Friday, May 31, 2024

Calls for clearer labelling of added sugars

Consumer group Choice is calling for the Government to recommend clear identification of added sugars on food labels, after it found 43 names used by companies to describe the sugar added to food products.

The call follows the recommendation from the World Health Organisation for people to limit the intake of ‘free’ or added sugars to be no more than 10 per cent of a person’s total energy intake, in order to reduce the risk of health issues such as obesity and tooth decay.

Choice spokesman Tom Godfrey says that while some added sugars are easy to identify, such as brown sugar and caster sugar, others, such as agave nectar, high-fructose corn syrup, rapadura and molasses, are not.

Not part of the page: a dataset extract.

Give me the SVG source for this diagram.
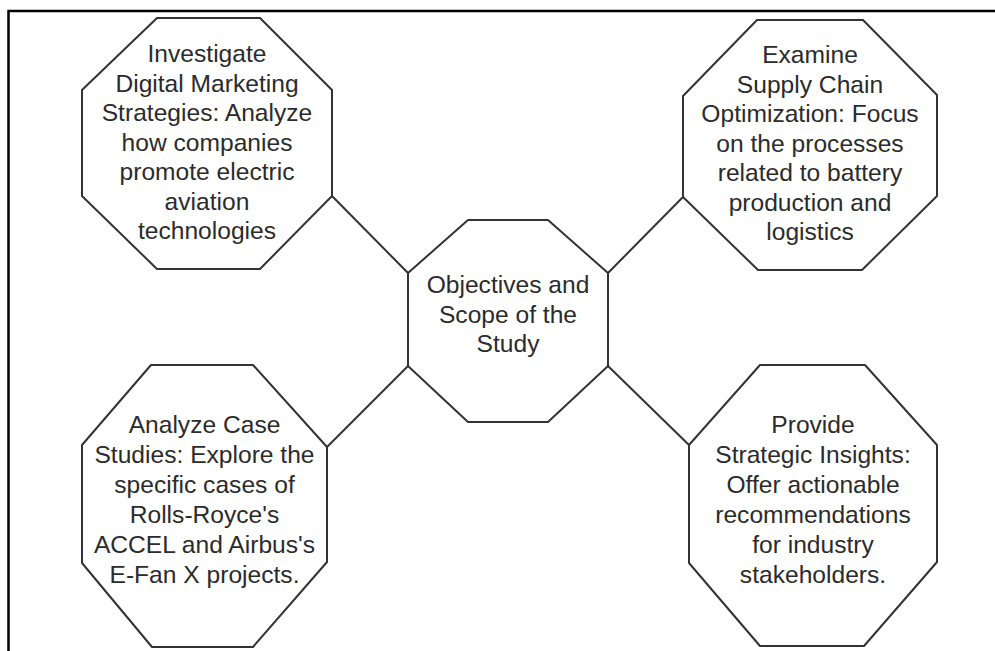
<svg xmlns="http://www.w3.org/2000/svg" width="995" height="651" viewBox="0 0 995 651">
  <style>
    .frame { fill: none; stroke: #000; stroke-width: 2.5; }
    .oct { fill: #fff; stroke: #333; stroke-width: 2; stroke-linejoin: round; }
    .link { stroke: #333; stroke-width: 2; fill: none; }
    .lbl { font-family: "Liberation Sans", Arial, sans-serif; font-size: 24.6px; fill: #2b2b2b; text-anchor: middle; }
  </style>
  <rect width="995" height="651" fill="#fff"/>
  <!-- page frame: top and left rules -->
  <path class="frame" d="M8.5,651 V11 H995"/>

  <g id="connectors">
    <line class="link" x1="332" y1="196" x2="408" y2="273"/>
    <line class="link" x1="683" y1="197" x2="608" y2="273"/>
    <line class="link" x1="327" y1="447" x2="408" y2="366"/>
    <line class="link" x1="689" y1="445" x2="608" y2="366"/>
  </g>

  <g id="node-center">
    <polygon class="oct" points="468,220 548,220 608,273 608,366 548,422 468,422 408,366 408,273"/>
    <text class="lbl" x="508" y="293">Objectives and</text>
    <text class="lbl" x="508" y="322.5">Scope of the</text>
    <text class="lbl" x="508" y="352">Study</text>
  </g>

  <g id="node-marketing">
    <polygon class="oct" points="157,18 260,18 332,90 332,196 260,269 157,269 82,196 82,90"/>
    <text class="lbl" x="207" y="62">Investigate</text>
    <text class="lbl" x="207" y="91.5">Digital Marketing</text>
    <text class="lbl" x="207" y="121">Strategies: Analyze</text>
    <text class="lbl" x="207" y="150.5">how companies</text>
    <text class="lbl" x="207" y="180">promote electric</text>
    <text class="lbl" x="207" y="209.5">aviation</text>
    <text class="lbl" x="207" y="239">technologies</text>
  </g>

  <g id="node-supply-chain">
    <polygon class="oct" points="757,20 863,20 937,95 937,196 862,270 758,270 683,197 683,96"/>
    <text class="lbl" x="810" y="63">Examine</text>
    <text class="lbl" x="810" y="92.5">Supply Chain</text>
    <text class="lbl" x="810" y="122">Optimization: Focus</text>
    <text class="lbl" x="810" y="151.5">on the processes</text>
    <text class="lbl" x="810" y="181">related to battery</text>
    <text class="lbl" x="810" y="210.5">production and</text>
    <text class="lbl" x="810" y="240">logistics</text>
  </g>

  <g id="node-case-studies">
    <polygon class="oct" points="151,365 253,365 327,447 327,562 253,647 152,647 82,563 82,445"/>
    <text class="lbl" x="204.5" y="433">Analyze Case</text>
    <text class="lbl" x="204.5" y="463">Studies: Explore the</text>
    <text class="lbl" x="204.5" y="493">specific cases of</text>
    <text class="lbl" x="204.5" y="523">Rolls-Royce's</text>
    <text class="lbl" x="204.5" y="553">ACCEL and Airbus's</text>
    <text class="lbl" x="204.5" y="583">E-Fan X projects.</text>
  </g>

  <g id="node-insights">
    <polygon class="oct" points="760,365 865,365 937,445 937,562 864,646 760,646 689,563 689,445"/>
    <text class="lbl" x="813" y="433">Provide</text>
    <text class="lbl" x="813" y="463">Strategic Insights:</text>
    <text class="lbl" x="813" y="493">Offer actionable</text>
    <text class="lbl" x="813" y="523">recommendations</text>
    <text class="lbl" x="813" y="553">for industry</text>
    <text class="lbl" x="813" y="583">stakeholders.</text>
  </g>
</svg>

“We believe consumers have a right to know what added sugars are in their foods, but, currently, food companies make it very hard for us to work out,” he said.

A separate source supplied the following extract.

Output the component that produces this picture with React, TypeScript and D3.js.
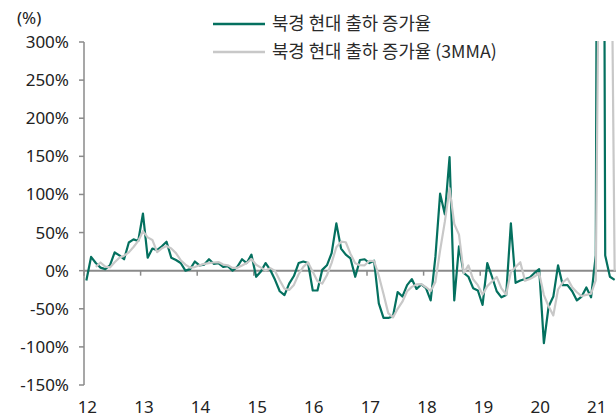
import * as d3 from 'd3';
import React from 'react';

// 월별 출하 증가율 (%), 2012.01 ~ 2021.05
const shipmentYoY = [
  -13, 18, 10, 4, 2, 7, 24, 20, 15, 37, 41, 39,
  75, 17, 29, 27, 32, 38, 17, 14, 10, 0, 2, 12,
  7, 8, 15, 9, 10, 5, 6, 0, 5, 15, 10, 21,
  -8, -1, 10, 1, -12, -27, -32, -17, -7, 10, 12, 10,
  -26, -26, 1, 7, 23, 62, 29, 21, 16, -8, 14, 15,
  10, 13, -43, -62, -62, -60, -28, -34, -19, -11, -24, -18,
  -23, -39, 18, 101, 74, 149, -39, 32, -3, -8, -23, -26,
  -45, 10, -8, -27, -35, -32, 62, -16, -13, -11, -9, -3,
  2, -95, -47, -34, 7, -19, -19, -27, -39, -34, -22, -35,
  20, 2000, 20, -8, -12,
];

// 3개월 이동평균 (%)
const shipmentYoY3MMA = [
  null, null, 5.0, 10.7, 5.3, 4.3, 11.0, 17.0, 19.7, 24.0, 31.0, 39.0,
  51.7, 43.7, 40.3, 24.3, 29.3, 32.3, 29.0, 23.0, 13.7, 8.0, 4.0, 4.7,
  7.0, 9.0, 10.0, 10.7, 11.3, 8.0, 7.0, 3.7, 3.7, 6.7, 10.0, 15.3,
  7.7, 4.0, 0.3, 3.3, -0.3, -12.7, -23.7, -25.3, -18.7, -4.7, 5.0, 10.7,
  -1.3, -14.0, -17.0, -6.0, 10.3, 30.7, 38.0, 37.3, 22.0, 9.7, 7.3, 7.0,
  13.0, 12.7, -6.7, -30.7, -55.7, -61.3, -50.0, -40.7, -27.0, -21.3, -18.0, -17.7,
  -21.7, -26.7, -14.7, 26.7, 64.3, 108.0, 61.3, 47.3, -3.3, 7.0, -11.3, -19.0,
  -31.3, -20.3, -14.3, -8.3, -23.3, -31.3, -1.7, 4.7, 11.0, -13.3, -11.0, -7.7,
  -3.3, -32.0, -46.7, -58.7, -24.7, -15.3, -10.3, -21.7, -28.3, -33.3, -31.7, -30.3,
  -12.3, 661.7, 680.0, 670.7, 0.0,
];

const yearLabels = ['12', '13', '14', '15', '16', '17', '18', '19', '20', '21'];
const yTicks = [-150, -100, -50, 0, 50, 100, 150, 200, 250, 300];
const seriesNames = ['북경 현대 출하 증가율', '북경 현대 출하 증가율 (3MMA)'];

const categories: string[] = [];
yearLabels.forEach((yy) => {
  for (let m = 1; m <= 12; m++) categories.push(`20${yy}-${String(m).padStart(2, '0')}`);
});
categories.length = shipmentYoY.length;

const width = 616;
const height = 420;
const left = 84;
const right = 617;
const top = 42;
const bottom = 385;

const green = '#04705f';
const grey = '#c8c8c8';
const axisGrey = '#8a8a8a';
const numFont = "'Noto Sans', sans-serif";
const krFont = "'Noto Sans CJK KR', 'Noto Sans', sans-serif";

export default function App() {
  const x = d3.scaleBand<string>().domain(categories).range([left, right]);
  const bw = x.bandwidth();
  const y = d3.scaleLinear().domain([-150, 300]).range([bottom, top]);

  const line = d3
    .line<number | null>()
    .defined((d) => d != null)
    .x((_, i) => (x(categories[i]) as number) + bw / 2)
    .y((d) => y(d as number));

  const yearStarts = categories.filter((c) => c.endsWith('-01'));

  return (
    <svg width={width} height={height} style={{ position: 'absolute', left: 0, top: 0 }}>
      <defs>
        <clipPath id="plot">
          <rect x={left} y={top - 1} width={right - left} height={bottom - top + 2} />
        </clipPath>
      </defs>

      <text x={17} y={24} fontFamily={numFont} fontSize={17} fill="#222">(%)</text>

      {/* y axis */}
      <line x1={left} x2={left} y1={top} y2={bottom} stroke={axisGrey} strokeWidth={1.5} />
      {yTicks.map((t) => (
        <g key={t}>
          <line x1={left - 5} x2={left} y1={y(t)} y2={y(t)} stroke={axisGrey} strokeWidth={1.5} />
          <text
            x={69}
            y={y(t)}
            dy="0.35em"
            textAnchor="end"
            fontFamily={numFont}
            fontSize={17}
            fill="#222"
          >
            {t}%
          </text>
        </g>
      ))}

      {/* category axis on zero line */}
      <line x1={left} x2={right} y1={y(0)} y2={y(0)} stroke={axisGrey} strokeWidth={2} />
      {yearStarts.map((c) => (
        <line
          key={c}
          x1={x(c)}
          x2={x(c)}
          y1={y(0)}
          y2={y(0) + 5}
          stroke={axisGrey}
          strokeWidth={1.5}
        />
      ))}
      {yearStarts.map((c, i) => (
        <text
          key={c}
          x={(x(c) as number) + bw / 2 + 1}
          y={413}
          textAnchor="middle"
          fontFamily={numFont}
          fontSize={17}
          fill="#222"
        >
          {yearLabels[i]}
        </text>
      ))}

      <g clipPath="url(#plot)" fill="none" strokeLinejoin="round">
        <path d={line(shipmentYoY) || ''} stroke={green} strokeWidth={2.2} />
        <path d={line(shipmentYoY3MMA) || ''} stroke={grey} strokeWidth={2.2} />
      </g>

      {/* legend */}
      {seriesNames.map((name, i) => (
        <g key={name} transform={`translate(0, ${24 + i * 28})`}>
          <line x1={213} x2={265} y1={0} y2={0} stroke={i === 0 ? green : grey} strokeWidth={2.5} />
          <text x={272} y={0} dy="0.35em" fontFamily={krFont} fontSize={17.8} fill="#2a2a2a">
            {name}
          </text>
        </g>
      ))}
    </svg>
  );
}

“On food labels, the nutritional panel doesn’t differentiate between added-sugar content and sugars that naturally occur in the product. So the only way for you to find out is by trying to identify these 40-plus different names in the ingredients list.

“Consumers should be able to identify which ingredients listed on food products are added sugars. We believe this could be achieved through a recommendation that is currently being reviewed by our food standards body.”

One of the key recommendations to come out of the Labor government’s 2011 food labelling review was that where sugars are added as separate ingredients in a food, the term ‘added sugars’ should be used in the ingredient list as the generic term, followed by a bracketed list with further details – for example, ‘added sugars (fructose, glucose syrup, honey)’.

“To get this change across the line, we’re calling on consumers to email their state food minister and tell them that they want added sugars to be clearly labelled,” Mr Godfrey said.